NT: Obviously, part of it is him. Some of it is the European context. What is considered within the spectrum in Europe is very different from what is considered within the spectrum in the US. You wouldn’t have any real aversion or argument against the energy transition. As the system moves toward wind and solar, we think we can be a major producer in that world and possibly a net electricity exporter in the medium to long term. So, it’s much easier to make the argument that the transition favors us and is based on the natural endowments of the country.
One thing people may not realize is that Greece burns a lot of oil, both for heating homes and making electricity. What’s the plan to get off oil?
NT: Oil is a challenge across the energy system. For electricity, it’s essentially an island issue, so the answer is we’re going to interconnect the islands. In the buildings sector, oil is still the dominant source of space heating. There we have two broad strategies. One is energy efficiency. We have a massive program to try to retrofit buildings. The other thing we haven’t fully launched yet is trying to figure out how to leverage heat pumps and/or district heating.
What kinds of climate/energy tech companies would you like to see in Greece to help support some of these priorities?
NT: We actually have a very serious industrial base when it comes to energy manufacturing. We manufacture some of the best cables in the world for electricity transmission, including offshore wind. So we have a set of industries… that I think folks would find opportunities to come and collaborate with.
The other area is building electrification, as well as the broader digitization of the system. We're a little bit behind in terms of smart meters and smart use of the electricity system. I see opportunities for what you would call ‘energy services’ more broadly.

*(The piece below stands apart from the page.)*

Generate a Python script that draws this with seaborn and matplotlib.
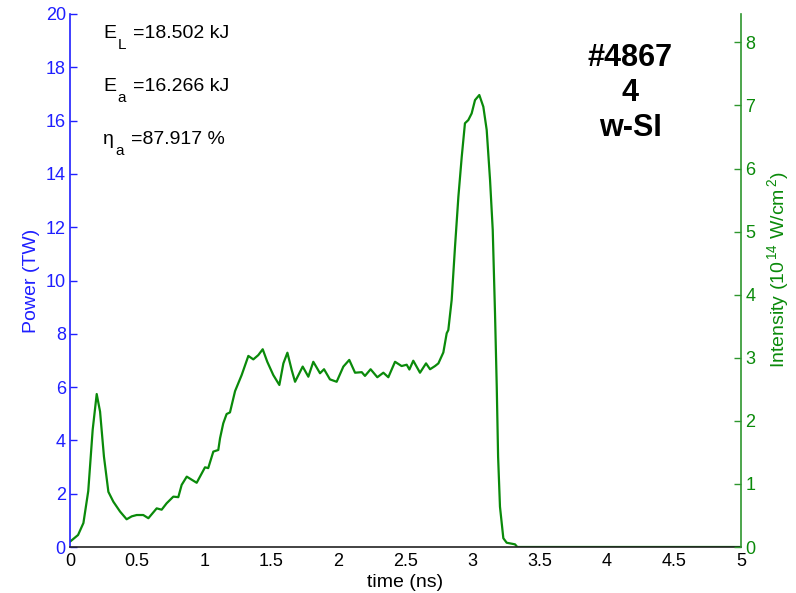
import matplotlib
matplotlib.use("Agg")
import matplotlib.pyplot as plt
import seaborn as sns
import pandas as pd
import numpy as np
from matplotlib.ticker import MultipleLocator

# ---- data ----
time_ns = [0.0, 0.06, 0.10, 0.136, 0.169, 0.199, 0.224, 0.253, 0.286, 0.323, 0.373, 0.422,
           0.46, 0.497, 0.546, 0.584, 0.646, 0.683, 0.72, 0.77, 0.807, 0.832, 0.87, 0.944,
           1.006, 1.03, 1.068, 1.105, 1.118, 1.142, 1.167, 1.192, 1.23, 1.279, 1.329, 1.366,
           1.403, 1.436, 1.47, 1.515, 1.56, 1.59, 1.62, 1.652, 1.677, 1.734, 1.776, 1.813,
           1.863, 1.893, 1.937, 1.987, 2.037, 2.081, 2.124, 2.174, 2.198, 2.24, 2.29, 2.335,
           2.372, 2.422, 2.471, 2.509, 2.529, 2.558, 2.608, 2.653, 2.683, 2.72, 2.745, 2.782,
           2.807, 2.819, 2.844, 2.869, 2.894, 2.919, 2.943, 2.968, 2.993, 3.018, 3.05, 3.08,
           3.105, 3.13, 3.15, 3.167, 3.18, 3.19, 3.204, 3.229, 3.254, 3.316, 3.333, 3.4, 5.0]
power_tw = [0.2, 0.45, 0.9, 2.1, 4.4, 5.74, 5.08, 3.39, 2.07, 1.7, 1.33, 1.04,
            1.15, 1.2, 1.2, 1.08, 1.45, 1.4, 1.64, 1.89, 1.87, 2.33, 2.64, 2.41,
            2.99, 2.96, 3.58, 3.64, 4.08, 4.64, 4.99, 5.05, 5.85, 6.45, 7.17, 7.04,
            7.2, 7.42, 6.95, 6.45, 6.08, 6.89, 7.29, 6.64, 6.2, 6.77, 6.39, 6.95,
            6.52, 6.67, 6.29, 6.2, 6.77, 7.02, 6.54, 6.56, 6.42, 6.67, 6.37, 6.54,
            6.37, 6.95, 6.79, 6.84, 6.66, 6.99, 6.54, 6.89, 6.67, 6.79, 6.89, 7.3,
            8.02, 8.14, 9.27, 11.27, 13.14, 14.64, 15.9, 16.02, 16.27, 16.77, 16.96, 16.52,
            15.65, 13.77, 11.9, 8.77, 6.0, 3.39, 1.51, 0.33, 0.16, 0.1, 0.0, 0.0, 0.0]

x_ticks = [0, 0.5, 1, 1.5, 2, 2.5, 3, 3.5, 4, 4.5, 5]
x_tick_labels = ["0", "0.5", "1", "1.5", "2", "2.5", "3", "3.5", "4", "4.5", "5"]
left_ticks = [0, 2, 4, 6, 8, 10, 12, 14, 16, 18, 20]
right_ticks = [0, 1, 2, 3, 4, 5, 6, 7, 8]
intensity_max = 8.45

energy_symbols = ["E", "E", "η"]
energy_subscripts = ["L", "a", "a"]
energy_values = ["=18.502 kJ", "=16.266 kJ", "=87.917 %"]
shot_label = "#4867\n4\nw-SI"

df = pd.DataFrame({"time": time_ns, "power": power_tw})

# ---- style ----
sns.set_style("white")
plt.rcParams["font.family"] = ["Liberation Sans", "DejaVu Sans"]
plt.rcParams["mathtext.fontset"] = "custom"
plt.rcParams["mathtext.rm"] = "Liberation Sans"
plt.rcParams["mathtext.it"] = "Liberation Sans:italic"
plt.rcParams["mathtext.bf"] = "Liberation Sans:bold"

BLUE = "#1f1fff"
GREEN = "#0a8a0a"
AXGREEN = "#2e962e"

fig = plt.figure(figsize=(7.96, 5.93), dpi=100)
ax = fig.add_axes([70/796, 46/593, (741-70)/796, (547-14)/593])

sns.lineplot(data=df, x="time", y="power", ax=ax, color=GREEN, linewidth=1.6, sort=False)

ax.set_xlim(0, 5)
ax.set_ylim(0, 20)
ax.set_xticks(x_ticks)
ax.set_xticklabels(x_tick_labels)
ax.xaxis.set_minor_locator(MultipleLocator(0.1))
ax.set_yticks(left_ticks)
ax.tick_params(axis="x", direction="in", length=5, width=1, colors="black", labelsize=13, pad=4)
ax.tick_params(axis="x", which="minor", direction="in", length=3, width=1, colors="black")
ax.tick_params(axis="y", direction="in", length=5, width=1, colors=BLUE, labelcolor=BLUE, labelsize=13, pad=3)
ax.spines["top"].set_visible(False)
ax.spines["right"].set_visible(False)
ax.spines["left"].set_color(BLUE)
ax.spines["left"].set_linewidth(1.2)
ax.spines["bottom"].set_color("#222222")
ax.spines["bottom"].set_linewidth(1.2)
ax.set_xlabel("time (ns)", fontsize=14, color="black", labelpad=3)
ax.set_ylabel("Power (TW)", fontsize=14, color=BLUE, labelpad=4)

ax2 = ax.twinx()
ax2.set_ylim(0, intensity_max)
ax2.set_yticks(right_ticks)
ax2.tick_params(axis="y", direction="in", length=5, width=1, colors=AXGREEN, labelcolor=GREEN, labelsize=13, pad=3)
for s in ["top", "left", "bottom"]:
    ax2.spines[s].set_visible(False)
ax2.spines["right"].set_color(AXGREEN)
ax2.spines["right"].set_linewidth(1.2)
ax2.set_ylabel("Intensity (10$^{\\,14}$ W/cm$^{\\,2}$)", fontsize=14, color=GREEN)
ax2.yaxis.set_label_coords(1.036, 0.52)

for i in range(len(energy_symbols)):
    t1 = ax.text(103/796, (593-38-i*53)/593, energy_symbols[i], transform=fig.transFigure,
                 fontsize=14, color="black", ha="left", va="baseline")
    ax.annotate(energy_subscripts[i], xy=(1, 0), xycoords=t1, xytext=(1, -7.5),
                textcoords="offset points", fontsize=11, color="black",
                ha="left", va="bottom")
    ax.annotate(energy_values[i], xy=(1, 0), xycoords=t1, xytext=(12.5, 0),
                textcoords="offset points", fontsize=14, color="black",
                ha="left", va="bottom")

ax.text(630/796, (593-93)/593, shot_label, transform=fig.transFigure,
        fontsize=22, fontweight="bold", color="black", ha="center", va="center",
        linespacing=1.22)

fig.savefig("out.png", dpi=100)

When you finish your time working for the prime minister, what do you hope your legacy will be?
NT: I think the most immediate thing that I take satisfaction from is I feel like we were able to manage an unprecedented energy crisis quite well.
The other big thing is the Aegean Sea has tremendous potential with offshore wind. I'm trying to get us to that mindset of, we have a great resource. How can we exploit it and how can we think of ourselves not just as one node in a broad system, but really as a producer of energy?
So part of the legacy is making Greece a clean energy exporter?
NT: It's not going to happen tomorrow, but when you look at it, you're like, ‘Wow, if it's a system based on sun and wind, we’ve got both.’
Now, my most important question: Are you going to see My Big Fat Greek Wedding 3? I hear the family is making a pilgrimage to Greece.
NT: [Laughs] I don’t know that I’ll be there opening weekend, like standing in line, but I’ll watch it. It’s a funny movie.
The Ad Hoc Group is grateful to Nikos Tsafos for his time and insights. This interview has been edited and condensed for clarity.